Cloudera Data Science Workbench Engines
In the context of Cloudera Data Science Workbench, engines are responsible for running data science workloads and intermediating access to the underlying CDH cluster. This topic gives an overview of engines and walks you through some of the ways you can customize engine environments to meet the requirements of your users and projects.
Basic Concepts and Terminology
- Base Engine Image
The base engine image is a Docker image that contains all the building blocks needed to launch a Cloudera Data Science Workbench session and run a workload. It consists of kernels for Python, R, and Scala along with additional libraries that can be used to run common data analytics operations. When you launch a session to run a project, an engine is kicked off from a container of this image. The base image itself is built and shipped along with Cloudera Data Science Workbench.
New versions of the base engine image are released periodically. However, existing projects are not automatically upgraded to use new engine images. Older images are retained to ensure you are able to test code compatibility with the new engine before upgrading to it manually.
For more details on the libraries shipped within the base engine image, see Cloudera Data Science Workbench Engine Versions and Packaging.
The term engine refers to a virtual machine-style environment that is created when you run a project (via session or job) in Cloudera Data Science Workbench. You can use an engine to run R, Python, and Scala workloads on data stored in the underlying CDH cluster.
Cloudera Data Science Workbench allows you to run code using either a session or a job. A session is a way to interactively launch an engine and execute code while a job lets you batch process those actions and schedule them to run recursively. Each session and job launches its own engine that lives as long as the workload is running (or until it times out).
A running engine includes the following components:
Each engine runs a kernel with an R, Python or Scala process that can be used to execute code within the engine. The kernel launched differs based on the option you select (either Python 2/3, PySpark, R, or Scala) when you launch the session or configure a job.
The Python kernel is based on the Jupyter IPython kernel; the R kernel is custom-made for CDSW; and the Scala kernel is based on the Apache Toree kernel.
- Project Filesystem Mount
Cloudera Data Science Workbench uses a persistent filesystem to store project files such as user code, installed libraries, or even small data files. Project files are stored on the master host at /var/lib/cdsw/current/projects.
Every time you launch a new session or run a job for a project, a new engine is created ,and the project filesystem is mounted into the engine's environment at /home/cdsw. Once the session/job ends, the only project artifacts that remain are a log of the workload you ran, and any files that were generated or modified, including libraries you might have installed. All of the installed dependencies persist through the lifetime of the project. The next time you launch a session/job for the same project, those dependencies will be mounted into the engine environment along with the rest of the project filesystem.
- CDH and Host Mounts
To ensure that each engine is able to access the CDH cluster, a number of folders are mounted from the CDSW gateway host into the engine's environment. For example, on a CSD deployment, this includes the path to the parcel repository (/opt/cloudera), client configurations for HDFS, Spark, YARN, as well as the host’s JAVA_HOME.

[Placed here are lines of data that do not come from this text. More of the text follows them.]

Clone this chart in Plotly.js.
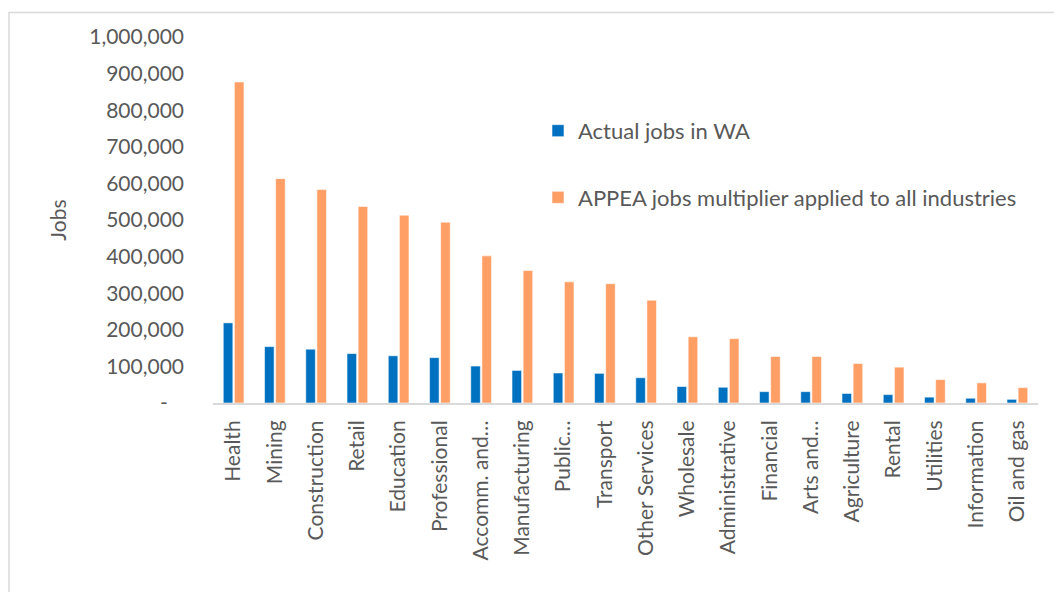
<!DOCTYPE html>
<html>
<head>
<meta charset="utf-8">
<script src="https://cdn.plot.ly/plotly-3.0.1.min.js"></script>
<style>
  html, body { margin: 0; padding: 0; background: #ffffff; }
  #chart { width: 1054px; height: 592px; }
</style>
</head>
<body>
<div id="chart"></div>
<script>
// ---- Data ----
const categories = [
  "Health", "Mining", "Construction", "Retail", "Education", "Professional",
  "Accomm. and\u2026", "Manufacturing", "Public\u2026", "Transport", "Other Services",
  "Wholesale", "Administrative", "Financial", "Arts and\u2026", "Agriculture",
  "Rental", "Utilities", "Information", "Oil and gas"
];
const actualJobs = [
  219000, 154000, 147000, 135000, 129000, 124000,
  101000, 89000, 82000, 81000, 69000,
  45000, 43000, 31000, 31000, 26000,
  23000, 16000, 13000, 10000
];
const multiplierJobs = [
  877000, 613000, 583000, 537000, 513000, 494000,
  402000, 362000, 331000, 326000, 281000,
  181000, 176000, 127000, 127000, 108000,
  98000, 64000, 55000, 42000
];
const seriesNames = ["Actual jobs in WA", "APPEA jobs multiplier applied to all industries"];
const yTickValues = [0, 100000, 200000, 300000, 400000, 500000, 600000, 700000, 800000, 900000, 1000000];
const yTickLabels = ["-\u00a0\u00a0\u00a0", "100,000", "200,000", "300,000", "400,000", "500,000",
                     "600,000", "700,000", "800,000", "900,000", "1,000,000"];
const yTitle = "Jobs";

const textColor = "#595959";
const fontFamily = "Lato, 'Open Sans', sans-serif";

const traces = [
  {
    type: "bar",
    name: seriesNames[0],
    x: categories,
    y: actualJobs,
    legendgroup: "a",
    marker: { color: "#0070C0", line: { color: "rgba(255,255,255,0.55)", width: 1 } },
    hoverinfo: "x+y"
  },
  {
    type: "bar",
    name: seriesNames[1],
    x: categories,
    y: multiplierJobs,
    legendgroup: "b",
    marker: { color: "#FF9E65", line: { color: "rgba(255,255,255,0.55)", width: 1 } },
    hoverinfo: "x+y"
  }
];

// Plot area in pixels: x 213..1038, y 37..403.5
const L = 213, R = 1038, T = 37, B = 403.5;
const W = R - L, H = B - T;
const px = v => (v - L) / W;
const py = v => (B - v) / H;

const layout = {
  width: 1054,
  height: 592,
  margin: { l: L, r: 1054 - R, t: T, b: 592 - B, pad: 0 },
  paper_bgcolor: "#ffffff",
  plot_bgcolor: "#ffffff",
  font: { family: fontFamily, color: textColor, size: 21 },
  barmode: "group",
  bargap: 0.46,
  bargroupgap: 0.14,
  showlegend: true,
  legend: {
    x: px(538), xanchor: "left",
    y: py(110), yanchor: "top",
    traceorder: "grouped",
    tracegroupgap: 35,
    bgcolor: "rgba(0,0,0,0)",
    font: { family: fontFamily, color: textColor, size: 22 }
  },
  xaxis: {
    type: "category",
    tickangle: -90,
    showgrid: false,
    zeroline: false,
    showline: true,
    linecolor: "#d9d9d9",
    linewidth: 2,
    ticks: "",
    ticklabelstandoff: 7,
    tickfont: { family: fontFamily, color: textColor, size: 21 },
    fixedrange: true
  },
  yaxis: {
    range: [0, 1000000],
    tickvals: yTickValues,
    ticktext: yTickLabels,
    showgrid: false,
    zeroline: false,
    showline: false,
    ticks: "",
    ticklabelstandoff: 28,
    tickfont: { family: fontFamily, color: textColor, size: 21 },
    title: { text: yTitle, font: { family: fontFamily, color: textColor, size: 21 }, standoff: 16 },
    fixedrange: true
  },
  shapes: [
    {
      type: "rect", xref: "paper", yref: "paper",
      x0: px(9), x1: px(1070), y0: py(620), y1: py(12.5),
      line: { color: "#d9d9d9", width: 1.5 },
      fillcolor: "rgba(0,0,0,0)",
      layer: "below"
    }
  ]
};

Plotly.newPlot("chart", traces, layout, { displayModeBar: false, staticPlot: true });
</script>
</body>
</html>
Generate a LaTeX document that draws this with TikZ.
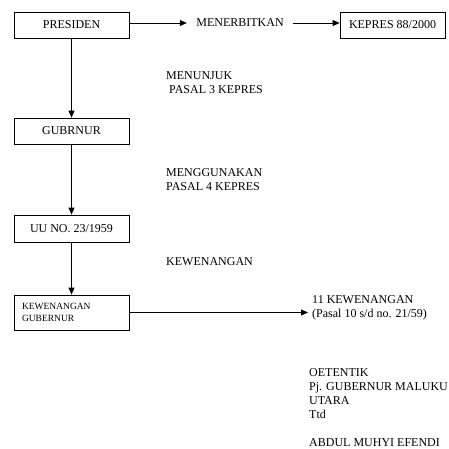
\documentclass[tikz,border=0pt]{standalone}
\usepackage{fontspec}
\setmainfont{Liberation Serif}
\usetikzlibrary{arrows.meta}
\begin{document}
\begin{tikzpicture}[x=1pt,y=-1pt,
  every node/.style={font=\fontsize{12}{14}\selectfont},
  box/.style={draw,line width=0.8pt,minimum width=115pt,minimum height=26pt,inner sep=0pt},
  lbl/.style={anchor=west,inner sep=0pt,align=left},
  arr/.style={line width=0.8pt,-{Triangle[length=7pt,width=6pt]}}]
\useasboundingbox (0,0) rectangle (449,449);
\node[box] (pres) at (71.5,25) {PRESIDEN};
\node[box,minimum width=105pt] (kep) at (392.5,25) {KEPRES 88/2000};
\node[inner sep=0pt,minimum width=106pt,text height=7.9pt,text depth=0pt] (men) at (240,23) {MENERBITKAN};
\node[box] (gub) at (71.5,131) {GUBRNUR};
\node[box,minimum height=27pt] (uu) at (71.5,228.5) {UU NO. 23/1959};
\node[box,minimum height=35pt,text width=99pt,inner xsep=8pt,align=left,
      font=\fontsize{9.5}{12.5}\selectfont] (kg) at (71.5,312.5) {KEWENANGAN\\GUBERNUR};
\node[lbl] (l1) at (166,83) {MENUNJUK\\\ PASAL 3 KEPRES};
\node[lbl] (l2) at (166,180) {MENGGUNAKAN\\PASAL 4 KEPRES};
\node[lbl] (l3) at (166,262) {KEWENANGAN};
\node[lbl] (k11) at (312,308) {11 KEWENANGAN\\(Pasal 10 s/d no. 21/59)};
\node[lbl,anchor=north west] (sig) at (309,368) {OETENTIK\\Pj. GUBERNUR MALUKU\\UTARA\\Ttd\\[14pt]ABDUL MUHYI EFENDI};
\draw[arr] (pres.east |- men.west) -- (men.west);
\draw[arr] (men.east) -- (kep.west |- men.east);
\draw[arr] (pres) -- (gub);
\draw[arr] (gub) -- (uu);
\draw[arr] (uu) -- (kg);
\draw[arr] (kg.east) -- ([xshift=-4pt]kg.east -| k11.west);
\end{tikzpicture}
\end{document}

Cloudera Data Science Workbench works out-of-the-box for CDH clusters that use the default file system layouts configured by Cloudera Manager. If you customized your CDH cluster's filesystem layout (for example, modified the CDH parcel directory) or if there are other files on the hosts that should be mounted into the engines, use the Site Administration panel to include them.

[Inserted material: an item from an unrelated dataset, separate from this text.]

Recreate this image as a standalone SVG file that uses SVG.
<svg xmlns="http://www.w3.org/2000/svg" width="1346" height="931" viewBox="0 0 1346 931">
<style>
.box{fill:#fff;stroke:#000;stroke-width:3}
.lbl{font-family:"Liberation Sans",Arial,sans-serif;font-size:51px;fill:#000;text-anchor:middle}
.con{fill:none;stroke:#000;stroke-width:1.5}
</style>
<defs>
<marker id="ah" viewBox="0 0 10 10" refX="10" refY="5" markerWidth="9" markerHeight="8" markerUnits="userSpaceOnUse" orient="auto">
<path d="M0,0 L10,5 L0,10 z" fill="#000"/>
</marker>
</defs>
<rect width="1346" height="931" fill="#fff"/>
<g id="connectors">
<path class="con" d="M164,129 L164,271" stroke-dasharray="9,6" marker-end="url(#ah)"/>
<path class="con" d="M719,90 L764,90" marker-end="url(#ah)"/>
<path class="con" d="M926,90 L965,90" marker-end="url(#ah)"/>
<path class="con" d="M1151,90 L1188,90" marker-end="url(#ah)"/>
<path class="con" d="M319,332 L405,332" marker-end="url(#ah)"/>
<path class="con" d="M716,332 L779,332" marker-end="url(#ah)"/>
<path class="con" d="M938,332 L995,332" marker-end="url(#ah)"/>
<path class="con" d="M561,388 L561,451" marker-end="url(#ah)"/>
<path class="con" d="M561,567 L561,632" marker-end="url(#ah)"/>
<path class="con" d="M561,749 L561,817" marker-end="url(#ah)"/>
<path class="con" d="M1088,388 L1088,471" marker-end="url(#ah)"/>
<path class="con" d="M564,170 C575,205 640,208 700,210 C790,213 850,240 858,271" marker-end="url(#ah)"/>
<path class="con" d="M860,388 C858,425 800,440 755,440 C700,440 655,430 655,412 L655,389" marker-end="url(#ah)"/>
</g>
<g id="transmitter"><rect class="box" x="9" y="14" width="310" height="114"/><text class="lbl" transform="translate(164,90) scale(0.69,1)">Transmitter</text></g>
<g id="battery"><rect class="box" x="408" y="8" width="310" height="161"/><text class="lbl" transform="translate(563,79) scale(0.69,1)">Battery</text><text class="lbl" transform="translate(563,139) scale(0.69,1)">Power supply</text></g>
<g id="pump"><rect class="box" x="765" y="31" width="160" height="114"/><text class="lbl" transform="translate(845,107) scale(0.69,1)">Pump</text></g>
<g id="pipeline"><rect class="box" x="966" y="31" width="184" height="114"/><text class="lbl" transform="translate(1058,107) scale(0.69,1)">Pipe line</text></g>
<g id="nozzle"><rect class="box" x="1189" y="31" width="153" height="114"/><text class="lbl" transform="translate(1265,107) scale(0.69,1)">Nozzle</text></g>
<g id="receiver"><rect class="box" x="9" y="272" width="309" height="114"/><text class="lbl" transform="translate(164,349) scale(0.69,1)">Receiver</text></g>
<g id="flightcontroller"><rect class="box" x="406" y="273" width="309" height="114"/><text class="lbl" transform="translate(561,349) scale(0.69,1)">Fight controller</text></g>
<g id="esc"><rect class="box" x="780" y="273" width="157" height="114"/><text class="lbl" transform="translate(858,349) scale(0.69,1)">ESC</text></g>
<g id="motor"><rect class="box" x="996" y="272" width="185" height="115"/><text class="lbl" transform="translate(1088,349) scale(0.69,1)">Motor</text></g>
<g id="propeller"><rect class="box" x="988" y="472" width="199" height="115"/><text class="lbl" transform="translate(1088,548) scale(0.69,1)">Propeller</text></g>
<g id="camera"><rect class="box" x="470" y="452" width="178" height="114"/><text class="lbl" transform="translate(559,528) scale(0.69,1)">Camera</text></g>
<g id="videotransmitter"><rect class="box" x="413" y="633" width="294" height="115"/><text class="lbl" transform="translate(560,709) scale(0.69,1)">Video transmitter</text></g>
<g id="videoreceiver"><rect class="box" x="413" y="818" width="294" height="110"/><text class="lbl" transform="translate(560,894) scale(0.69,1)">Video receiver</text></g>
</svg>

For detailed instructions, see CDH Parcel Directory and Host Mounts.
This section describes how you can configure engine environments to meet the requirements of a project. This can be done by using environmental variables and by installing dependencies.
Environmental variables help you customize engine environments, both globally and for individual projects/jobs. For example, if you need to configure a particular timezone for a project or increase the length of the session/job timeout windows, you can use environmental variables to do so. Environmental variables can also be used to assign variable names to secrets, such as passwords or authentication tokens, to avoid including these directly in the code.
For a list of the environmental variables you can configure and instructions on how to configure them, see Engine Environment Variables.
- Directly installing packages within projects
- Creating a custom engine with the required packages
- Mounting a path from the host which contains additional packages
Configuring Engine Environments for Experiments and Models
To allow for versioning of experiments and models, Cloudera Data Science Workbench executes each experiment and model in a completely isolated engine. Every time a model or experiment is kicked off, Cloudera Data Science Workbench creates a new isolated Docker image where the model or experiment is executed. These engines are built by extending the project's designated default engine image to include the code to be executed and any dependencies as specified.
For details on how this process works and how to configure these environments, see Engines for Experiments and Models.